Exercise details:
Omit pictures and quote the listing below line by line, from its start through the line that holds "75, 75, 80]".

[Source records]
__________________________________________________

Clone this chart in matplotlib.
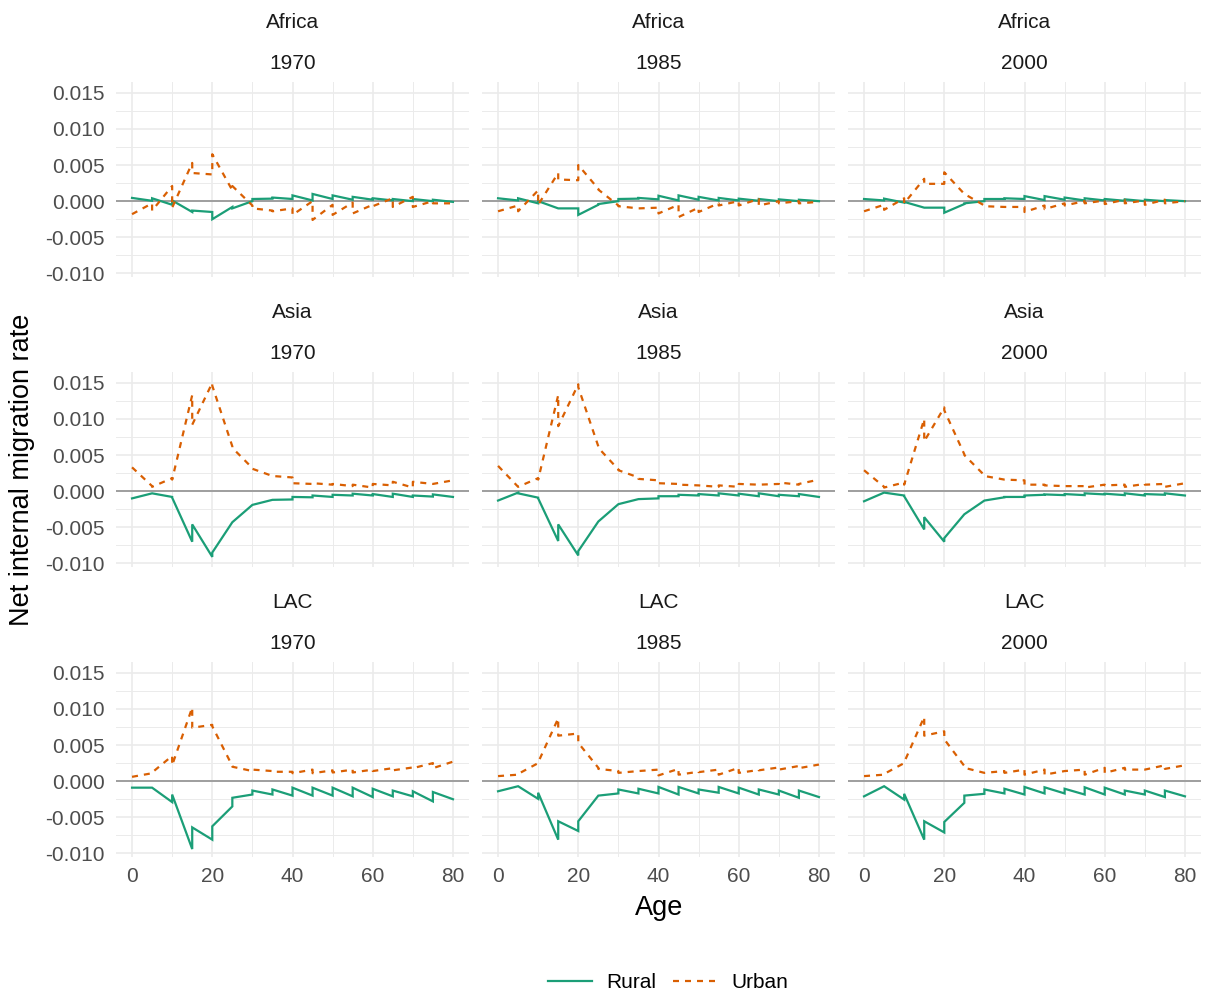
import numpy as np
import matplotlib.pyplot as plt
from matplotlib.lines import Line2D

plt.rcParams['font.family'] = ['Liberation Sans', 'DejaVu Sans']

REGIONS = ['Africa', 'Asia', 'LAC']
YEARS = ['1970', '1985', '2000']
SERIES = ['Rural', 'Urban']
COLORS = {'Rural': '#1B9E77', 'Urban': '#D95F02'}

# Each 5-year age group contributes its value at the start and at the end of the group.
AGE_POINTS = [0, 5, 5, 10, 10, 15, 15, 20, 20, 25, 25, 30, 30, 35, 35, 40,
              40, 45, 45, 50, 50, 55, 55, 60, 60, 65, 65, 70, 70, 75, 75, 80]

# Net internal migration rates, per 1000 (start, end of each age group)
africa_1970_rural = [0.45, 0.05, 0.4, -0.5, 0.1, -1.5, -1.3, -1.5, -2.5, -0.8, -1.0, 0.0,
                     0.3, 0.35, 0.5, 0.3, 0.8, 0.1, 1.0, 0.3, 0.8, 0.2, 0.6, 0.2,
                     0.4, 0.1, 0.3, 0.0, 0.3, 0.0, 0.2, -0.1]
africa_1970_urban = [-1.8, -0.3, -1.3, 2.1, -0.9, 5.3, 3.9, 3.7, 6.5, 1.5, 2.1, -0.6,
                     -1.0, -1.3, -1.4, -1.0, -1.9, 0.0, -2.6, -0.5, -1.9, -0.2, -1.7, -0.5,
                     -0.7, 0.4, -0.8, 0.6, -0.8, 0.0, -0.3, -0.3]
africa_1985_rural = [0.4, 0.1, 0.4, -0.3, 0.0, -1.0, -1.0, -1.0, -1.9, -0.5, -0.4, 0.0,
                     0.3, 0.35, 0.45, 0.25, 0.75, 0.1, 0.8, 0.2, 0.6, 0.1, 0.45, 0.1,
                     0.35, 0.05, 0.3, 0.0, 0.25, 0.0, 0.2, 0.0]
africa_1985_urban = [-1.4, -0.6, -1.4, 1.5, -0.5, 3.9, 3.0, 2.9, 5.0, 1.7, 1.6, -0.6,
                     -0.7, -1.0, -1.0, -0.9, -1.7, -0.5, -2.2, -0.9, -1.5, -0.3, -0.6, 0.0,
                     -0.6, 0.3, -0.6, 0.0, -0.3, 0.0, -0.3, -0.1]
africa_2000_rural = [0.3, 0.1, 0.35, -0.2, -0.1, -0.9, -0.9, -0.9, -1.6, -0.4, -0.3, 0.0,
                     0.3, 0.3, 0.4, 0.3, 0.7, 0.15, 0.7, 0.2, 0.5, 0.1, 0.4, 0.1,
                     0.3, 0.05, 0.25, 0.0, 0.2, 0.0, 0.15, 0.0]
africa_2000_urban = [-1.4, -0.5, -1.2, 0.4, -0.3, 3.1, 2.4, 2.4, 4.0, 1.0, 1.0, -0.6,
                     -0.7, -0.8, -0.8, -0.8, -1.5, -0.6, -1.1, -0.3, -0.6, 0.0, -0.3, 0.1,
                     -0.4, 0.2, -0.3, 0.1, -0.5, 0.2, -0.3, 0.0]

asia_1970_rural = [-1.0, -0.3, -0.3, -0.8, -0.9, -7.0, -4.6, -9.1, -8.5, -4.3, -4.3, -1.9,
                   -1.9, -1.2, -1.2, -1.15, -0.8, -0.85, -0.6, -0.8, -0.5, -0.6, -0.35, -0.6,
                   -0.4, -0.8, -0.35, -0.8, -0.6, -0.75, -0.45, -0.8]
asia_1970_urban = [3.3, 0.7, 0.6, 1.8, 1.6, 13.3, 9.2, 15.0, 14.6, 6.2, 6.0, 3.2,
                   3.1, 2.1, 2.1, 1.9, 1.1, 1.0, 1.1, 0.9, 1.0, 0.7, 0.9, 0.5,
                   1.0, 0.8, 1.3, 0.5, 1.3, 1.0, 1.0, 1.5]
asia_1985_rural = [-1.3, -0.2, -0.3, -0.9, -1.0, -6.9, -4.6, -8.9, -8.3, -4.2, -4.2, -1.8,
                   -1.8, -1.1, -1.1, -1.0, -0.7, -0.7, -0.5, -0.6, -0.4, -0.6, -0.3, -0.6,
                   -0.35, -0.7, -0.3, -0.7, -0.5, -0.7, -0.4, -0.8]
asia_1985_urban = [3.5, 0.6, 0.6, 1.8, 1.6, 13.3, 9.0, 14.8, 14.4, 6.2, 6.0, 3.0,
                   2.9, 1.9, 1.7, 1.5, 1.1, 1.0, 0.9, 0.8, 0.8, 0.6, 0.8, 0.6,
                   1.0, 0.9, 0.9, 1.0, 1.2, 0.9, 1.0, 1.6]
asia_2000_rural = [-1.4, -0.2, -0.2, -0.6, -0.7, -5.3, -3.6, -7.0, -6.5, -3.2, -3.2, -1.3,
                   -1.3, -0.85, -0.8, -0.8, -0.6, -0.5, -0.45, -0.55, -0.4, -0.55, -0.3, -0.45,
                   -0.35, -0.55, -0.3, -0.6, -0.4, -0.5, -0.3, -0.6]
asia_2000_urban = [2.9, 0.6, 0.5, 1.2, 0.9, 10.0, 6.9, 11.6, 11.2, 5.1, 5.0, 2.2,
                   2.1, 1.6, 1.6, 1.5, 0.9, 0.9, 0.8, 0.7, 0.7, 0.7, 0.5, 0.9,
                   0.8, 0.9, 0.6, 1.0, 0.9, 1.0, 0.6, 1.1]

lac_1970_rural = [-0.9, -0.9, -0.9, -2.9, -1.85, -9.4, -6.4, -8.1, -6.25, -3.5, -2.3, -1.85,
                  -1.3, -1.85, -1.15, -2.0, -0.9, -2.0, -0.9, -2.0, -0.9, -2.1, -0.9, -2.2,
                  -1.05, -2.1, -1.3, -2.1, -1.4, -2.8, -1.5, -2.5]
lac_1970_urban = [0.6, 1.1, 1.2, 3.5, 2.2, 10.2, 7.4, 7.8, 7.6, 2.1, 2.0, 1.4,
                  1.6, 1.4, 1.3, 1.3, 1.1, 1.6, 1.1, 1.5, 1.2, 1.6, 1.2, 1.6,
                  1.4, 1.8, 1.5, 1.9, 1.8, 2.5, 1.8, 2.7]
lac_1985_rural = [-1.4, -0.7, -0.7, -2.45, -1.6, -8.1, -5.55, -6.9, -5.55, -2.0, -2.0, -1.7,
                  -1.15, -1.7, -1.05, -1.7, -0.8, -1.85, -0.8, -1.7, -1.15, -1.6, -0.8, -1.7,
                  -0.9, -1.85, -1.15, -1.85, -1.3, -2.3, -1.3, -2.2]
lac_1985_urban = [0.7, 0.9, 1.0, 2.5, 2.6, 8.7, 6.3, 6.6, 5.3, 1.85, 1.7, 1.4,
                  1.15, 1.4, 1.4, 1.6, 0.8, 1.7, 0.9, 1.3, 1.25, 1.6, 0.9, 1.85,
                  1.15, 1.55, 1.5, 1.9, 1.6, 2.1, 1.8, 2.3]
lac_2000_rural = [-2.1, -0.7, -0.7, -2.55, -1.75, -8.1, -5.55, -7.1, -5.65, -3.0, -2.0, -1.75,
                  -1.15, -1.7, -1.05, -1.85, -0.8, -1.7, -0.85, -1.7, -1.05, -1.85, -0.85, -1.85,
                  -0.9, -1.85, -1.3, -1.85, -1.3, -2.2, -1.3, -2.1]
lac_2000_urban = [0.7, 0.9, 1.0, 2.5, 2.6, 8.9, 6.3, 6.9, 5.8, 2.1, 1.85, 1.15,
                  1.15, 1.4, 1.15, 1.6, 0.9, 1.6, 0.9, 1.4, 1.4, 1.6, 0.9, 1.85,
                  1.15, 1.85, 1.6, 1.6, 1.6, 2.2, 1.7, 2.2]

PANEL_DATA = {
    ('Africa', '1970'): (africa_1970_rural, africa_1970_urban),
    ('Africa', '1985'): (africa_1985_rural, africa_1985_urban),
    ('Africa', '2000'): (africa_2000_rural, africa_2000_urban),
    ('Asia', '1970'): (asia_1970_rural, asia_1970_urban),
    ('Asia', '1985'): (asia_1985_rural, asia_1985_urban),
    ('Asia', '2000'): (asia_2000_rural, asia_2000_urban),
    ('LAC', '1970'): (lac_1970_rural, lac_1970_urban),
    ('LAC', '1985'): (lac_1985_rural, lac_1985_urban),
    ('LAC', '2000'): (lac_2000_rural, lac_2000_urban),
}

Y_TICKS = [-0.010, -0.005, 0.000, 0.005, 0.010, 0.015]
Y_TICK_LABELS = ['-0.010', '-0.005', '0.000', '0.005', '0.010', '0.015']
X_TICKS = [0, 20, 40, 60, 80]

W, H = 1208, 999
fig = plt.figure(figsize=(W / 100, H / 100), dpi=100)

col_left = [116, 482, 848]
col_width = 353
row_top = [82, 372, 662]
row_height = 195

GRID = '#EBEBEB'
TICK_COLOR = '#4D4D4D'
FS = 15
TITLE_FS = 19.5
DASHES = (2.7, 2.7)

for r, region in enumerate(REGIONS):
    for c, year in enumerate(YEARS):
        rect = [col_left[c] / W, 1 - (row_top[r] + row_height) / H,
                col_width / W, row_height / H]
        ax = fig.add_axes(rect)
        ax.set_xlim(-4, 84)
        ax.set_ylim(-0.0105, 0.0165)
        ax.set_xticks(X_TICKS)
        ax.set_xticks([10, 30, 50, 70], minor=True)
        ax.set_yticks(Y_TICKS)
        ax.set_yticks([-0.0075, -0.0025, 0.0025, 0.0075, 0.0125], minor=True)
        ax.grid(which='major', color=GRID, lw=1.2, zorder=0)
        ax.grid(which='minor', color=GRID, lw=0.7, zorder=0)
        ax.set_axisbelow(True)
        for s in ax.spines.values():
            s.set_visible(False)
        ax.tick_params(which='both', length=0, labelsize=FS, labelcolor=TICK_COLOR)
        ax.tick_params(axis='y', pad=8)
        ax.tick_params(axis='x', pad=7)
        if c == 0:
            ax.set_yticklabels(Y_TICK_LABELS)
        else:
            ax.set_yticklabels([])
        if r < 2:
            ax.set_xticklabels([])

        ax.axhline(0, color='#9E9E9E', lw=1.4, zorder=2)

        rural, urban = PANEL_DATA[(region, year)]
        ages = np.array(AGE_POINTS)
        ax.plot(ages, np.array(rural) / 1000, color=COLORS['Rural'], lw=1.6,
                solid_joinstyle='miter', zorder=3)
        ax.plot(ages, np.array(urban) / 1000, color=COLORS['Urban'], lw=1.6,
                dashes=DASHES, zorder=4)

        ax.annotate(region, xy=(0.5, 1), xycoords='axes fraction',
                    xytext=(0, 43), textcoords='offset points',
                    ha='center', va='center', fontsize=FS, color='#1A1A1A')
        ax.annotate(year, xy=(0.5, 1), xycoords='axes fraction',
                    xytext=(0, 13), textcoords='offset points',
                    ha='center', va='center', fontsize=FS, color='#1A1A1A')

fig.text(22 / W, 1 - 470 / H, 'Net internal migration rate', rotation=90,
         ha='center', va='center', fontsize=TITLE_FS, color='black')
fig.text(659 / W, 1 - 908 / H, 'Age', ha='center', va='center',
         fontsize=TITLE_FS, color='black')

handles = [Line2D([], [], color=COLORS['Rural'], lw=1.6),
           Line2D([], [], color=COLORS['Urban'], lw=1.6, dashes=DASHES)]
fig.legend(handles, SERIES, loc='center', bbox_to_anchor=(668 / W, 1 - 983 / H),
           ncol=2, frameon=False, fontsize=FS, handlelength=2.1,
           handletextpad=0.7, columnspacing=0.8)

fig.savefig('out.png', dpi=100)
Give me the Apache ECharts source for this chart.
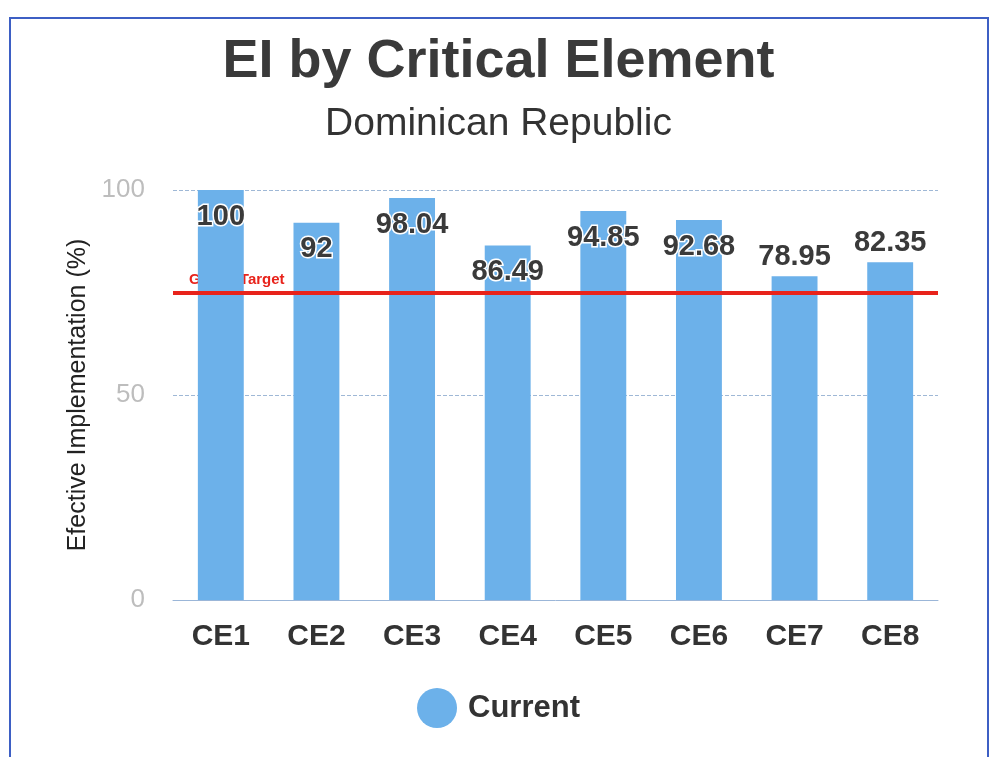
<!DOCTYPE html>
<html>
<head>
<meta charset="utf-8">
<script src="https://cdn.jsdelivr.net/npm/echarts@6/dist/echarts.min.js"></script>
<style>
  html, body { margin: 0; padding: 0; background: #fff; }
  #main { width: 997px; height: 757px; }
</style>
</head>
<body>
<div id="main"></div>
<script>
var categories = ['CE1', 'CE2', 'CE3', 'CE4', 'CE5', 'CE6', 'CE7', 'CE8'];
var current = [100, 92, 98.04, 86.49, 94.85, 92.68, 78.95, 82.35];
var globalTarget = 75;
var yTicks = [0, 50, 100];

var chart = echarts.init(document.getElementById('main'));

// labels on short bars sit above the bar, the rest inside the top
var barData = current.map(function(v) {
	return {
		value: v,
		label: v < 85 ? { position: 'top', distance: 5 } : { position: 'insideTop', distance: 12 }
	};
});

var option = {
	animation: false,
	title: [{
		text: 'EI by Critical Element',
		left: 'center',
		top: 30,
		textStyle: { fontFamily: 'Liberation Sans', fontSize: 54, fontWeight: 'bold', color: '#3a3a3a' }
	}, {
		text: 'Dominican Republic',
		left: 'center',
		top: 100,
		textStyle: { fontFamily: 'Liberation Sans', fontSize: 39, fontWeight: 'normal', color: '#333' }
	}],
	graphic: [{
		type: 'rect',
		shape: { x: 10, y: 18, width: 978, height: 760 },
		style: { fill: 'none', stroke: '#3d5fc4', lineWidth: 2 }
	}],
	legend: {
		data: ['Current'],
		bottom: 24,
		left: 'center',
		icon: 'circle',
		itemWidth: 40,
		itemHeight: 40,
		itemGap: 14,
		textStyle: { fontFamily: 'Liberation Sans', fontSize: 31, fontWeight: 'bold', color: '#333', padding: [0, 0, 0, 6] }
	},
	grid: { left: 173, right: 59, top: 190, bottom: 157 },
	xAxis: {
		type: 'category',
		data: categories,
		axisLine: { lineStyle: { color: '#9bb6d8', width: 1 } },
		axisTick: { show: false },
		axisLabel: { fontFamily: 'Liberation Sans', fontSize: 30, fontWeight: 'bold', color: '#333', margin: 22 }
	},
	yAxis: {
		type: 'value',
		min: 0,
		max: 100,
		interval: 50,
		name: 'Efective Implementation (%)',
		nameLocation: 'middle',
		nameGap: 82,
		nameTextStyle: { fontFamily: 'Liberation Sans', fontSize: 25, color: '#222' },
		axisLine: { show: false },
		axisTick: { show: false },
		axisLabel: {
			fontFamily: 'Liberation Sans', fontSize: 26, color: '#bdbdbd', margin: 28,
			formatter: function(v) { return yTicks.indexOf(v) >= 0 ? v : ''; }
		},
		splitLine: { lineStyle: { color: '#9fb8d6', type: 'dashed', width: 1 } }
	},
	series: [{
		name: 'Current',
		type: 'bar',
		z: 3,
		data: barData,
		barWidth: '48%',
		itemStyle: { color: '#6cb1ea' },
		label: {
			show: true,
			fontFamily: 'Liberation Sans',
			fontSize: 29,
			fontWeight: 'bold',
			color: '#3a3a3a',
			textBorderColor: '#fff',
			textBorderWidth: 3
		},
		markLine: {
			silent: true,
			symbol: 'none',
			z: 10,
			lineStyle: { color: '#e8231b', width: 4, type: 'solid' },
			label: { show: false },
			data: [{ yAxis: globalTarget }]
		}
	}, {
		// label only, drawn under the bars
		name: 'Global Target',
		type: 'line',
		z: 1,
		data: [],
		markLine: {
			silent: true,
			symbol: 'none',
			z: 1,
			lineStyle: { color: 'rgba(0,0,0,0)', width: 1 },
			label: {
				show: true,
				position: 'insideStartTop',
				formatter: 'Global Target',
				distance: [16, 5],
				fontFamily: 'Liberation Sans',
				fontSize: 15,
				fontWeight: 'bold',
				color: '#e8231b'
			},
			data: [{ yAxis: globalTarget }]
		}
	}]
};

chart.setOption(option);
</script>
</body>
</html>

__________________________________________________

Written response:
Clone this chart in matplotlib.
import numpy as np
import matplotlib.pyplot as plt
from matplotlib.lines import Line2D

plt.rcParams['font.family'] = ['Liberation Sans', 'DejaVu Sans']

REGIONS = ['Africa', 'Asia', 'LAC']
YEARS = ['1970', '1985', '2000']
SERIES = ['Rural', 'Urban']
COLORS = {'Rural': '#1B9E77', 'Urban': '#D95F02'}

# Each 5-year age group contributes its value at the start and at the end of the group.
AGE_POINTS = [0, 5, 5, 10, 10, 15, 15, 20, 20, 25, 25, 30, 30, 35, 35, 40,
              40, 45, 45, 50, 50, 55, 55, 60, 60, 65, 65, 70, 70, 75, 75, 80]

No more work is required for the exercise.